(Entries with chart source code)
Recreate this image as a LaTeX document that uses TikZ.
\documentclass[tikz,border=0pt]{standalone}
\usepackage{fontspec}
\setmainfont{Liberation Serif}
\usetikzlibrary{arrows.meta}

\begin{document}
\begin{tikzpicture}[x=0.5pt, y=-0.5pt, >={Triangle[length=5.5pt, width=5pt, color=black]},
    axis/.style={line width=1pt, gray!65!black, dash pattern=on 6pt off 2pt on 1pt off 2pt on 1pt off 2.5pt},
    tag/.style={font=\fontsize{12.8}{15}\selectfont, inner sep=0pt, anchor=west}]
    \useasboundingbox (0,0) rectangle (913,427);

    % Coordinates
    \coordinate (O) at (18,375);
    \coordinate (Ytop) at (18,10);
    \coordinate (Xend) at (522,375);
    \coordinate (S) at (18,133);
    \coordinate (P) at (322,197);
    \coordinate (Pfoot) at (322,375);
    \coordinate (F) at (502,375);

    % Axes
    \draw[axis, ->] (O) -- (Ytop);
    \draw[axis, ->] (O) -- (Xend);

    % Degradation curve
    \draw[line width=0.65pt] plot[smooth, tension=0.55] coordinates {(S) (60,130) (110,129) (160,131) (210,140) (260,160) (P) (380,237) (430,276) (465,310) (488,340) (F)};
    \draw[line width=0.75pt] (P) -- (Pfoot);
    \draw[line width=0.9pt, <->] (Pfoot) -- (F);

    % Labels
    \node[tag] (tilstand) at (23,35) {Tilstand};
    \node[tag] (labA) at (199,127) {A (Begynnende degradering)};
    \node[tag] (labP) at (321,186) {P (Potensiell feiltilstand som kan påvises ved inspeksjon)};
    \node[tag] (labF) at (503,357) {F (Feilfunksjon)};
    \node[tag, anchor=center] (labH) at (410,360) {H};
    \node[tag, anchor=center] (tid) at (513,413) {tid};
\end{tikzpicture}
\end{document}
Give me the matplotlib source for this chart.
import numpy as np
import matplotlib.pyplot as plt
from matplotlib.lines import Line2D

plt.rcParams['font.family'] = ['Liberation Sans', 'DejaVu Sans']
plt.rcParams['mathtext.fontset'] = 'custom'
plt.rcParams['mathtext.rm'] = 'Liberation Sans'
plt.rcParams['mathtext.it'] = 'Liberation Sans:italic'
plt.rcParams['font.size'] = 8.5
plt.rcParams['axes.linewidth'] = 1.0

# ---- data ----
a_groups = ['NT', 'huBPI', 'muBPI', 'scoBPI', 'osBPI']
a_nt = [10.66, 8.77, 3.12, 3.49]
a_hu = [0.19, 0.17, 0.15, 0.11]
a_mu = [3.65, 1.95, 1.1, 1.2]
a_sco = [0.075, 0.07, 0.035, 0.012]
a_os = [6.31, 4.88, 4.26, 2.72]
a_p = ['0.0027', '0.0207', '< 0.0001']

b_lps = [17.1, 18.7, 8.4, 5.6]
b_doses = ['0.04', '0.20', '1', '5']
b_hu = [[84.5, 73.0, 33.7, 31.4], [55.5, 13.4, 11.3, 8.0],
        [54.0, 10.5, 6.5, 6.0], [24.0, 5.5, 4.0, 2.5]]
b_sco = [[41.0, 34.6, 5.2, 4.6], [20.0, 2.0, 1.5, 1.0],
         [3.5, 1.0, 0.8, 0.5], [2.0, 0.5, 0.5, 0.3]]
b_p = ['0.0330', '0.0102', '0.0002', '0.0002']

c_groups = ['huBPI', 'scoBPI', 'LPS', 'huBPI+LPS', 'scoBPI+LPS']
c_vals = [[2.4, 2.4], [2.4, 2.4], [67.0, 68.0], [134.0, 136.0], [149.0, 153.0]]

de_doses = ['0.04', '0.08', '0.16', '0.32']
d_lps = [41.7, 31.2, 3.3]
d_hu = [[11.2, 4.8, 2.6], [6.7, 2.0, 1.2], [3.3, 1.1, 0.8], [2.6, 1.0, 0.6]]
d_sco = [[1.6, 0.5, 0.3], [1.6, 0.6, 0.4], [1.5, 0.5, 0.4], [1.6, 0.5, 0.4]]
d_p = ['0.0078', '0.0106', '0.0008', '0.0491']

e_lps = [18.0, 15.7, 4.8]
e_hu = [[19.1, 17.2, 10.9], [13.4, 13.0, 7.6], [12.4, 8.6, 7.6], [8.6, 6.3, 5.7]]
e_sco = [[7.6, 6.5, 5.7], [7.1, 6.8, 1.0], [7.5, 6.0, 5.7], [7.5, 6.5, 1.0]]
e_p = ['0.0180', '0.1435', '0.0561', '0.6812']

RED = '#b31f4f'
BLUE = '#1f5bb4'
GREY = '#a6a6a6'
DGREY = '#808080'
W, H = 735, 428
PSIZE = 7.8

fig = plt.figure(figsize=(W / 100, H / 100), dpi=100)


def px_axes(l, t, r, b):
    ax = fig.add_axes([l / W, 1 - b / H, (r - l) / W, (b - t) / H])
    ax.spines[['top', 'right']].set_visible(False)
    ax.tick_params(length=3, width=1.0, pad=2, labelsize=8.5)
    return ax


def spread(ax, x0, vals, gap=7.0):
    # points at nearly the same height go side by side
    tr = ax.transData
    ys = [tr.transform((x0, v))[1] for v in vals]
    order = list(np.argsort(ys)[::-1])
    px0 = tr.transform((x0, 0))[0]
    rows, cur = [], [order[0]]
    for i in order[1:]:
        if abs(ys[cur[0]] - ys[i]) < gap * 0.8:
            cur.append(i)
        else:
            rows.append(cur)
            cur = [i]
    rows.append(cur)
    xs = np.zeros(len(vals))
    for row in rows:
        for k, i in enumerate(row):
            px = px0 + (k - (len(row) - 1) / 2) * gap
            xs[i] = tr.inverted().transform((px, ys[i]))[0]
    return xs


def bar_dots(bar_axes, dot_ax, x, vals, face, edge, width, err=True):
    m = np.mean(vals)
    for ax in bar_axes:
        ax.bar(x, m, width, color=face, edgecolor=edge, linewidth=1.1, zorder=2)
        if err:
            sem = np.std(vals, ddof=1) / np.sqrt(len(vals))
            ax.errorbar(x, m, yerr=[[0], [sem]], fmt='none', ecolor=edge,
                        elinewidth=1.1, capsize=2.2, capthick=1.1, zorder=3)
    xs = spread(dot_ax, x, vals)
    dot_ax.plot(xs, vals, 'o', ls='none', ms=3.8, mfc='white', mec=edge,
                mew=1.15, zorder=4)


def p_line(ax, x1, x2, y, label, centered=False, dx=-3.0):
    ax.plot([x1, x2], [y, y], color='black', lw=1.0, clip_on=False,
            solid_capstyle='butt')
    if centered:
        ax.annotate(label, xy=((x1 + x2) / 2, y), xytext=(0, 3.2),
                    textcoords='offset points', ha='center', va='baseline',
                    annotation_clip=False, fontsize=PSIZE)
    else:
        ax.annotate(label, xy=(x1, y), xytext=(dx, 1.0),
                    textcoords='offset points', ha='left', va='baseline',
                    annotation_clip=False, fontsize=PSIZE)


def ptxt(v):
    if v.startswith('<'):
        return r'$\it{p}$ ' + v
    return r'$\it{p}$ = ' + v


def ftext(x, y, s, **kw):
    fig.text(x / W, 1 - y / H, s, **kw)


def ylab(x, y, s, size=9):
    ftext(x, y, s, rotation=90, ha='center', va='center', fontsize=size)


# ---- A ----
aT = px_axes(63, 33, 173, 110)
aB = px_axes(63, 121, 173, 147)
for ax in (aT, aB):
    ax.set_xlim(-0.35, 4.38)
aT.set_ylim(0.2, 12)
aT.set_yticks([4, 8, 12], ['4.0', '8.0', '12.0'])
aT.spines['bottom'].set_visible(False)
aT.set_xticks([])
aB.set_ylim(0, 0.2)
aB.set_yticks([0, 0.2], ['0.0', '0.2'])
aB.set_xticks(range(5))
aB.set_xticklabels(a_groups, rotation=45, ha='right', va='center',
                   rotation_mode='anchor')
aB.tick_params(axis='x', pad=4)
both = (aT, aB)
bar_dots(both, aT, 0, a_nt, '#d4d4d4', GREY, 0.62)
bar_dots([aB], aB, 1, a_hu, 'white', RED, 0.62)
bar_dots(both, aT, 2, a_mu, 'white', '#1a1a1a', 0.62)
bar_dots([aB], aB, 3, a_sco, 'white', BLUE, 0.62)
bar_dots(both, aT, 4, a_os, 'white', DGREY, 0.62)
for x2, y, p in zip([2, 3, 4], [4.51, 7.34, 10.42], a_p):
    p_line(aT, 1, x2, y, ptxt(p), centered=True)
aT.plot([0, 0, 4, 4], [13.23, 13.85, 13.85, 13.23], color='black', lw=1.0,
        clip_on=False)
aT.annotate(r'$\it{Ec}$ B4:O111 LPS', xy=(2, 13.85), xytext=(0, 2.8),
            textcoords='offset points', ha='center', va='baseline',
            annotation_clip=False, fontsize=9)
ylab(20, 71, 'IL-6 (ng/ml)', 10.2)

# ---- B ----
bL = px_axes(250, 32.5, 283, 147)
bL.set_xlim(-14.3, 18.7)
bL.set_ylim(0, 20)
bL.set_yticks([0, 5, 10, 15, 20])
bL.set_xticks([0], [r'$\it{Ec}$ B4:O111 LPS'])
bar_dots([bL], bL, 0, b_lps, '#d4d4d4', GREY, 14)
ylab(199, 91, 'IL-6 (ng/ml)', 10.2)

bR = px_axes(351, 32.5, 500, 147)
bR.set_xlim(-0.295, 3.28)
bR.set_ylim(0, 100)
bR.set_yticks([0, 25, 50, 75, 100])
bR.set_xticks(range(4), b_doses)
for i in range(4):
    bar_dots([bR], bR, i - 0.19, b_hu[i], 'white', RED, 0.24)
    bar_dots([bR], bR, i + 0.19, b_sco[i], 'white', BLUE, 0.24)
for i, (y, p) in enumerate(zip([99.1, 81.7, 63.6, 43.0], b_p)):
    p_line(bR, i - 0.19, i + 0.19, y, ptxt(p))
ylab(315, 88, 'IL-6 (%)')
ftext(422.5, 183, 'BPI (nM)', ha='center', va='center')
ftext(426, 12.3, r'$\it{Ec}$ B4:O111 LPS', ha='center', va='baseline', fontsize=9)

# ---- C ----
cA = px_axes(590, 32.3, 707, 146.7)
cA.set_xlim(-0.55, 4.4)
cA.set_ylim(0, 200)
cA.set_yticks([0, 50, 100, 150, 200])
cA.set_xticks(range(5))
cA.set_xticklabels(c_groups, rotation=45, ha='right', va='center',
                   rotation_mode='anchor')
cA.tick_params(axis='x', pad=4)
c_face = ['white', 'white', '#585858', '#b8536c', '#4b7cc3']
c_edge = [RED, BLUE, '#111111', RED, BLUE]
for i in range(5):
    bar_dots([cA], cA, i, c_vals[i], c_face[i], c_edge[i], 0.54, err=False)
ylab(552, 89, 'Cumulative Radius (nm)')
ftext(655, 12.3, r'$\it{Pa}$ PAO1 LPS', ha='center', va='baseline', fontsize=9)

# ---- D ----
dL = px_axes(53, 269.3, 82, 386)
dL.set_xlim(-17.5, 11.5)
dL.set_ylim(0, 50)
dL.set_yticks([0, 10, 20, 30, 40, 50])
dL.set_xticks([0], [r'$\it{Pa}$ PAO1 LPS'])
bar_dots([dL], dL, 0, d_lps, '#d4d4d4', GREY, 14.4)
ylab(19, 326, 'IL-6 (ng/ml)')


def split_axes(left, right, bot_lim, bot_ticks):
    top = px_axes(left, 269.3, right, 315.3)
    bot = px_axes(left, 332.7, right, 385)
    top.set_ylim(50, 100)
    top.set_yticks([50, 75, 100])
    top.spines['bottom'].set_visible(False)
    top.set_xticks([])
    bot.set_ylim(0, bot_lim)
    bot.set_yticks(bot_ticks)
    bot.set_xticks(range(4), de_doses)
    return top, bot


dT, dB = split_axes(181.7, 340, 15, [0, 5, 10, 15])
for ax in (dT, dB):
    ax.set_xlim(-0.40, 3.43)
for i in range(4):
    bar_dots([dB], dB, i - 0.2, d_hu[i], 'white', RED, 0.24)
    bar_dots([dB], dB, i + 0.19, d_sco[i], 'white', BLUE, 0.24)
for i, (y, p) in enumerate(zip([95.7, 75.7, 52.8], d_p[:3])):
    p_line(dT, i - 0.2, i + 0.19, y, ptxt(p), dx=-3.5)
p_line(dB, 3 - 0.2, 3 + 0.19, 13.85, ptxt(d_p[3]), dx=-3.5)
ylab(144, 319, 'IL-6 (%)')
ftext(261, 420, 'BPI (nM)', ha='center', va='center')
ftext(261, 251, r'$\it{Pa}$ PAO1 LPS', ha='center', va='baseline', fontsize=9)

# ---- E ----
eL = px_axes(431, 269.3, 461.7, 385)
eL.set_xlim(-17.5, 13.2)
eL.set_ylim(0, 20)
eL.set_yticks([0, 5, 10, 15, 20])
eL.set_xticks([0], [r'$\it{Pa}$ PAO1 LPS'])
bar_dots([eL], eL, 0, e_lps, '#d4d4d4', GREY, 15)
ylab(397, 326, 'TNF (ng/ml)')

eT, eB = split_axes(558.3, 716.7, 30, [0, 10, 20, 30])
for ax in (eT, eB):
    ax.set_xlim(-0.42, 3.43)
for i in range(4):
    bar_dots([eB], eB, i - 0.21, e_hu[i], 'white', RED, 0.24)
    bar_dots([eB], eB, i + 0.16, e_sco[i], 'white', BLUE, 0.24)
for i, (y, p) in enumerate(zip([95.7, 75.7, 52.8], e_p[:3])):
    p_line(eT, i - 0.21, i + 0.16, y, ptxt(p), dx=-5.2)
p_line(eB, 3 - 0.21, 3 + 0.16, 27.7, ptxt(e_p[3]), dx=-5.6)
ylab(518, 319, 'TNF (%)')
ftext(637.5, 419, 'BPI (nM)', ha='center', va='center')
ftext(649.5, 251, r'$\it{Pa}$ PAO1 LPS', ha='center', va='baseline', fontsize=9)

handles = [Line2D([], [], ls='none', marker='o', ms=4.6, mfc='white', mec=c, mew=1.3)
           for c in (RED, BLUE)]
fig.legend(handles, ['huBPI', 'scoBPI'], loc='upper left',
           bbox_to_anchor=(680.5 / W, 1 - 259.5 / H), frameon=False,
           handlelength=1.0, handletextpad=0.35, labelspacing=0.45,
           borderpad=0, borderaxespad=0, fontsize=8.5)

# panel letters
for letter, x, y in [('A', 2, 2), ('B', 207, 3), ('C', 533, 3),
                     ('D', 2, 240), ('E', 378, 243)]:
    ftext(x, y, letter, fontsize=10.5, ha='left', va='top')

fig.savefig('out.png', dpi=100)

▶ **What to work on**
Quote exactly the opening line of the material above and every line after it, up to and including the line that contains "(0,0) rectangle (913,427);".

▶ **Task output**
Recreate this image as a LaTeX document that uses TikZ.
\documentclass[tikz,border=0pt]{standalone}
\usepackage{fontspec}
\setmainfont{Liberation Serif}
\usetikzlibrary{arrows.meta}

\begin{document}
\begin{tikzpicture}[x=0.5pt, y=-0.5pt, >={Triangle[length=5.5pt, width=5pt, color=black]},
    axis/.style={line width=1pt, gray!65!black, dash pattern=on 6pt off 2pt on 1pt off 2pt on 1pt off 2.5pt},
    tag/.style={font=\fontsize{12.8}{15}\selectfont, inner sep=0pt, anchor=west}]
    \useasboundingbox (0,0) rectangle (913,427);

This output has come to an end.